━━ Data provided

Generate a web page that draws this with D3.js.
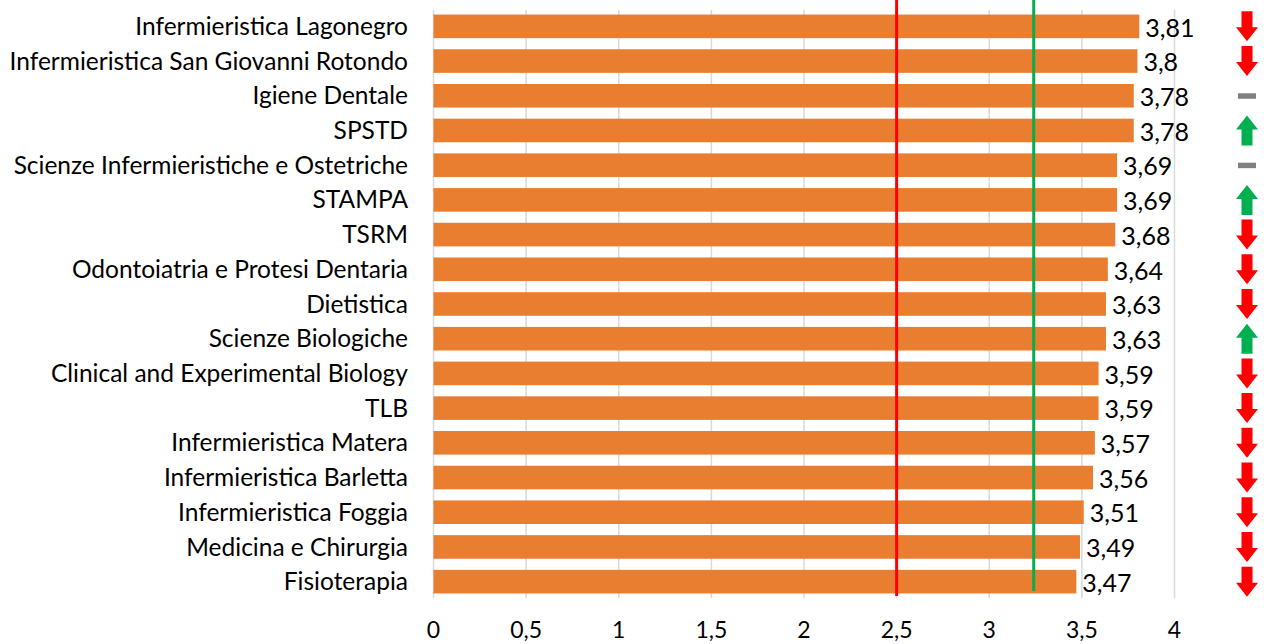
<!DOCTYPE html>
<html lang="it">
<head>
<meta charset="utf-8">
<title>Corsi di laurea</title>
<style>
  body { margin: 0; background: #fff; }
  text { font-family: Lato, "Open Sans", sans-serif; fill: #000; }
</style>
</head>
<body>
<svg width="1264" height="644"></svg>
<script src="https://d3js.org/d3.v7.min.js"></script>
<script>
// data
var corsi = ["Infermieristica Lagonegro", "Infermieristica San Giovanni Rotondo", "Igiene Dentale",
  "SPSTD", "Scienze Infermieristiche e Ostetriche", "STAMPA", "TSRM",
  "Odontoiatria e Protesi Dentaria", "Dietistica", "Scienze Biologiche",
  "Clinical and Experimental Biology", "TLB", "Infermieristica Matera",
  "Infermieristica Barletta", "Infermieristica Foggia", "Medicina e Chirurgia", "Fisioterapia"];
var punteggi = [3.81, 3.8, 3.78, 3.78, 3.69, 3.69, 3.68, 3.64, 3.63, 3.63, 3.59, 3.59, 3.57, 3.56, 3.51, 3.49, 3.47];
var tendenza = ["giu", "giu", "pari", "su", "pari", "su", "giu", "giu", "giu", "su", "giu", "giu", "giu", "giu", "giu", "giu", "giu"];
var ticks = [0, 0.5, 1, 1.5, 2, 2.5, 3, 3.5, 4];
var sogliaRossa = 2.5, sogliaVerde = 3.24;

var svg = d3.select("svg");

var x = d3.scaleLinear().domain([0, 4]).range([433.5, 1174.5]);
var y = d3.scaleBand().domain(corsi).range([9, 599]).paddingInner(0.32).paddingOuter(0.16);

var fmt = function(v) { return String(v).replace(".", ","); };

// griglia verticale
svg.append("g").selectAll("line").data(ticks).enter().append("line")
  .attr("x1", d => x(d)).attr("x2", d => x(d))
  .attr("y1", 10).attr("y2", 598)
  .attr("stroke", "#d9d9d9").attr("stroke-width", 1.5);

// barre
svg.append("g").selectAll("rect").data(corsi).enter().append("rect")
  .attr("x", x(0))
  .attr("y", d => y(d))
  .attr("width", (d, i) => x(punteggi[i]) - x(0))
  .attr("height", y.bandwidth())
  .attr("fill", "#e97d30");

// soglie
svg.append("line").attr("x1", x(sogliaRossa)).attr("x2", x(sogliaRossa))
  .attr("y1", 0).attr("y2", 596).attr("stroke", "#ff0000").attr("stroke-width", 3);
svg.append("line").attr("x1", x(sogliaVerde)).attr("x2", x(sogliaVerde))
  .attr("y1", 0).attr("y2", 591).attr("stroke", "#00b050").attr("stroke-width", 3);

// etichette categorie
svg.append("g").selectAll("text").data(corsi).enter().append("text")
  .attr("x", 408)
  .attr("y", d => y(d) + y.bandwidth() / 2)
  .attr("dy", "0.35em")
  .attr("text-anchor", "end")
  .style("font-size", "24.5px")
  .text(d => d);

// valori
svg.append("g").selectAll("text").data(corsi).enter().append("text")
  .attr("x", (d, i) => x(punteggi[i]) + 6)
  .attr("y", d => y(d) + y.bandwidth() / 2 + 1.5)
  .attr("dy", "0.35em")
  .style("font-size", "25px")
  .text((d, i) => fmt(punteggi[i]));

// asse x
svg.append("g").selectAll("text").data(ticks).enter().append("text")
  .attr("x", d => x(d))
  .attr("y", 638)
  .attr("text-anchor", "middle")
  .style("font-size", "23px")
  .text(fmt);

// frecce di tendenza
var frecce = svg.append("g").selectAll("g").data(corsi).enter().append("g")
  .attr("transform", d => "translate(1247," + (y(d) + y.bandwidth() / 2) + ")");

frecce.each(function(d, i) {
  var g = d3.select(this), t = tendenza[i];
  if (t === "pari") {
    g.append("rect").attr("x", -9).attr("y", -2.5).attr("width", 18).attr("height", 5.5).attr("fill", "#808080");
  } else {
    var p = "M-5.5,-15 L5.5,-15 L5.5,1 L11,1 L0,15 L-11,1 L-5.5,1 Z";
    g.append("path").attr("d", p)
      .attr("fill", t === "giu" ? "#ff0000" : "#00b050")
      .attr("transform", t === "su" ? "rotate(180)" : null);
  }
});
</script>
</body>
</html>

━━━━

• **The exercise**:
Without the pictures, repeat the listing above exactly.

• **Written response**:
Generate a web page that draws this with D3.js.
<!DOCTYPE html>
<html lang="it">
<head>
<meta charset="utf-8">
<title>Corsi di laurea</title>
<style>
  body { margin: 0; background: #fff; }
  text { font-family: Lato, "Open Sans", sans-serif; fill: #000; }
</style>
</head>
<body>
<svg width="1264" height="644"></svg>
<script src="https://d3js.org/d3.v7.min.js"></script>
<script>
// data
var corsi = ["Infermieristica Lagonegro", "Infermieristica San Giovanni Rotondo", "Igiene Dentale",
  "SPSTD", "Scienze Infermieristiche e Ostetriche", "STAMPA", "TSRM",
  "Odontoiatria e Protesi Dentaria", "Dietistica", "Scienze Biologiche",
  "Clinical and Experimental Biology", "TLB", "Infermieristica Matera",
  "Infermieristica Barletta", "Infermieristica Foggia", "Medicina e Chirurgia", "Fisioterapia"];
var punteggi = [3.81, 3.8, 3.78, 3.78, 3.69, 3.69, 3.68, 3.64, 3.63, 3.63, 3.59, 3.59, 3.57, 3.56, 3.51, 3.49, 3.47];
var tendenza = ["giu", "giu", "pari", "su", "pari", "su", "giu", "giu", "giu", "su", "giu", "giu", "giu", "giu", "giu", "giu", "giu"];
var ticks = [0, 0.5, 1, 1.5, 2, 2.5, 3, 3.5, 4];
var sogliaRossa = 2.5, sogliaVerde = 3.24;

var svg = d3.select("svg");

var x = d3.scaleLinear().domain([0, 4]).range([433.5, 1174.5]);
var y = d3.scaleBand().domain(corsi).range([9, 599]).paddingInner(0.32).paddingOuter(0.16);

var fmt = function(v) { return String(v).replace(".", ","); };

// griglia verticale
svg.append("g").selectAll("line").data(ticks).enter().append("line")
  .attr("x1", d => x(d)).attr("x2", d => x(d))
  .attr("y1", 10).attr("y2", 598)
  .attr("stroke", "#d9d9d9").attr("stroke-width", 1.5);

// barre
svg.append("g").selectAll("rect").data(corsi).enter().append("rect")
  .attr("x", x(0))
  .attr("y", d => y(d))
  .attr("width", (d, i) => x(punteggi[i]) - x(0))
  .attr("height", y.bandwidth())
  .attr("fill", "#e97d30");

// soglie
svg.append("line").attr("x1", x(sogliaRossa)).attr("x2", x(sogliaRossa))
  .attr("y1", 0).attr("y2", 596).attr("stroke", "#ff0000").attr("stroke-width", 3);
svg.append("line").attr("x1", x(sogliaVerde)).attr("x2", x(sogliaVerde))
  .attr("y1", 0).attr("y2", 591).attr("stroke", "#00b050").attr("stroke-width", 3);

// etichette categorie
svg.append("g").selectAll("text").data(corsi).enter().append("text")
  .attr("x", 408)
  .attr("y", d => y(d) + y.bandwidth() / 2)
  .attr("dy", "0.35em")
  .attr("text-anchor", "end")
  .style("font-size", "24.5px")
  .text(d => d);

// valori
svg.append("g").selectAll("text").data(corsi).enter().append("text")
  .attr("x", (d, i) => x(punteggi[i]) + 6)
  .attr("y", d => y(d) + y.bandwidth() / 2 + 1.5)
  .attr("dy", "0.35em")
  .style("font-size", "25px")
  .text((d, i) => fmt(punteggi[i]));

// asse x
svg.append("g").selectAll("text").data(ticks).enter().append("text")
  .attr("x", d => x(d))
  .attr("y", 638)
  .attr("text-anchor", "middle")
  .style("font-size", "23px")
  .text(fmt);

// frecce di tendenza
var frecce = svg.append("g").selectAll("g").data(corsi).enter().append("g")
  .attr("transform", d => "translate(1247," + (y(d) + y.bandwidth() / 2) + ")");

frecce.each(function(d, i) {
  var g = d3.select(this), t = tendenza[i];
  if (t === "pari") {
    g.append("rect").attr("x", -9).attr("y", -2.5).attr("width", 18).attr("height", 5.5).attr("fill", "#808080");
  } else {
    var p = "M-5.5,-15 L5.5,-15 L5.5,1 L11,1 L0,15 L-11,1 L-5.5,1 Z";
    g.append("path").attr("d", p)
      .attr("fill", t === "giu" ? "#ff0000" : "#00b050")
      .attr("transform", t === "su" ? "rotate(180)" : null);
  }
});
</script>
</body>
</html>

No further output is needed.